March 9, 2015 by Joey Keogh
Following numerous, high-profile complaints over the past few weeks on social media, head NXT trainer Bill DeMott – accused of sexual harassment, homophobic bullying, and intimidation towards developmental talent, among other things – officially resigned his post on Friday, to be immediately succeeded by Jason Albert (AKA Tensai), it was announced on Saturday.
De Mott released the following statement via social media:
I deny the recent allegations made about me, however, to avoid any embarrassment or damage to the WWE, I’ve decided to step down from my role effective immediately
Wrestling News subsequently confirmed that, in contrast to rumours that were swirling about in the wake of the announcement, DeMott has not been reassigned to another job role and is officially no longer employed by the WWE. The NXT wrestlers were informed via email shortly after the announcement was made.

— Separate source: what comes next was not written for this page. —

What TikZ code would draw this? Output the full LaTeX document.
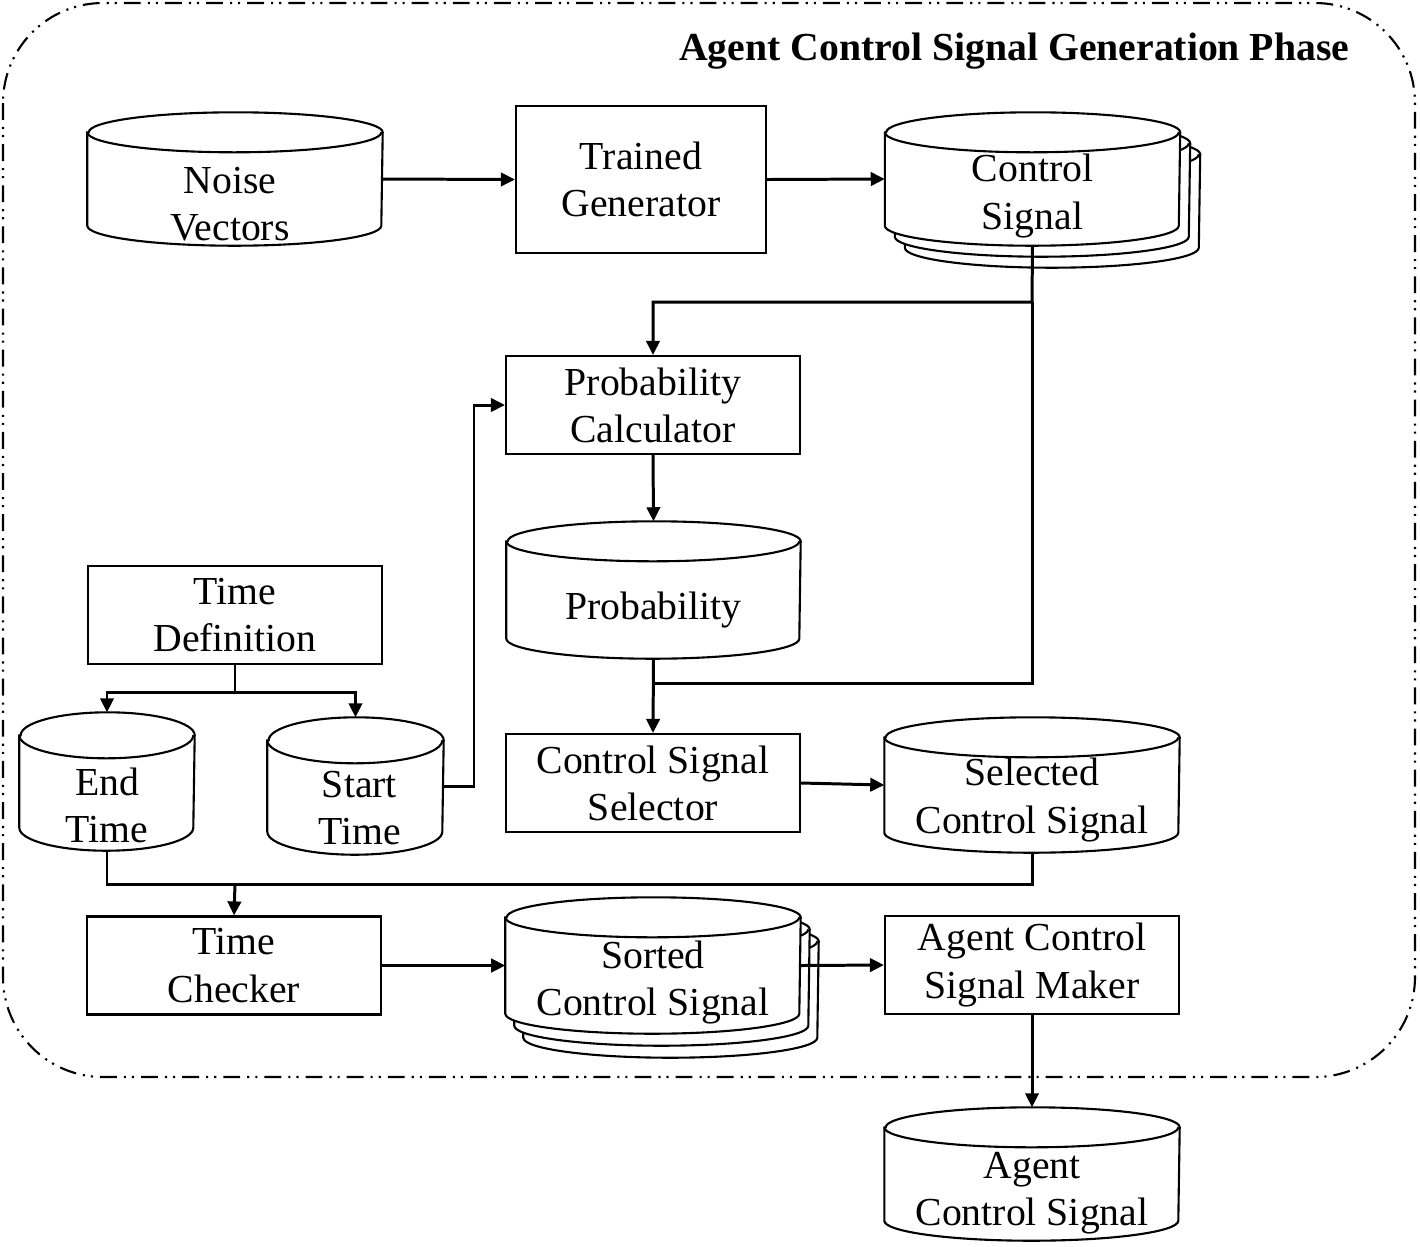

DeMott’s resignation comes in the wake of a record number of accusations from previously-employed wrestlers, with the latest being a post on Squared Circle making allegations of sexual assault towards him. The general consensus suggests that developmental talents were warned to keep their mouths shut or risk being fired, with certain wrestlers falling foul of DeMott’s alleged power within the company and suffering the consequences for daring to speak out against him.
Those currently employed by the company, both in developmental and on the main roster, have been understandably quiet on the matter. Only Chris Jericho defended DeMott, in a since-deleted Tweet claiming whatever training methods the man inflicted on his charges were for their own good. TNA star, and former NXT trainee, Ethan Carter responded angrily to Jericho’s tweet, stating that there’s a difference between tough training and straight up abuse.
Regardless of whether or not you believe the allegations against DeMott (and it’s kind of hard not to, given the volume of complaints), his resignation is a hugely significant move – especially as the majority of commentators and fans thought he was safe. This may be a case of the company simply not being able to ignore the voices, the louder they got, or it may just be damage control, but it’s a positive either way.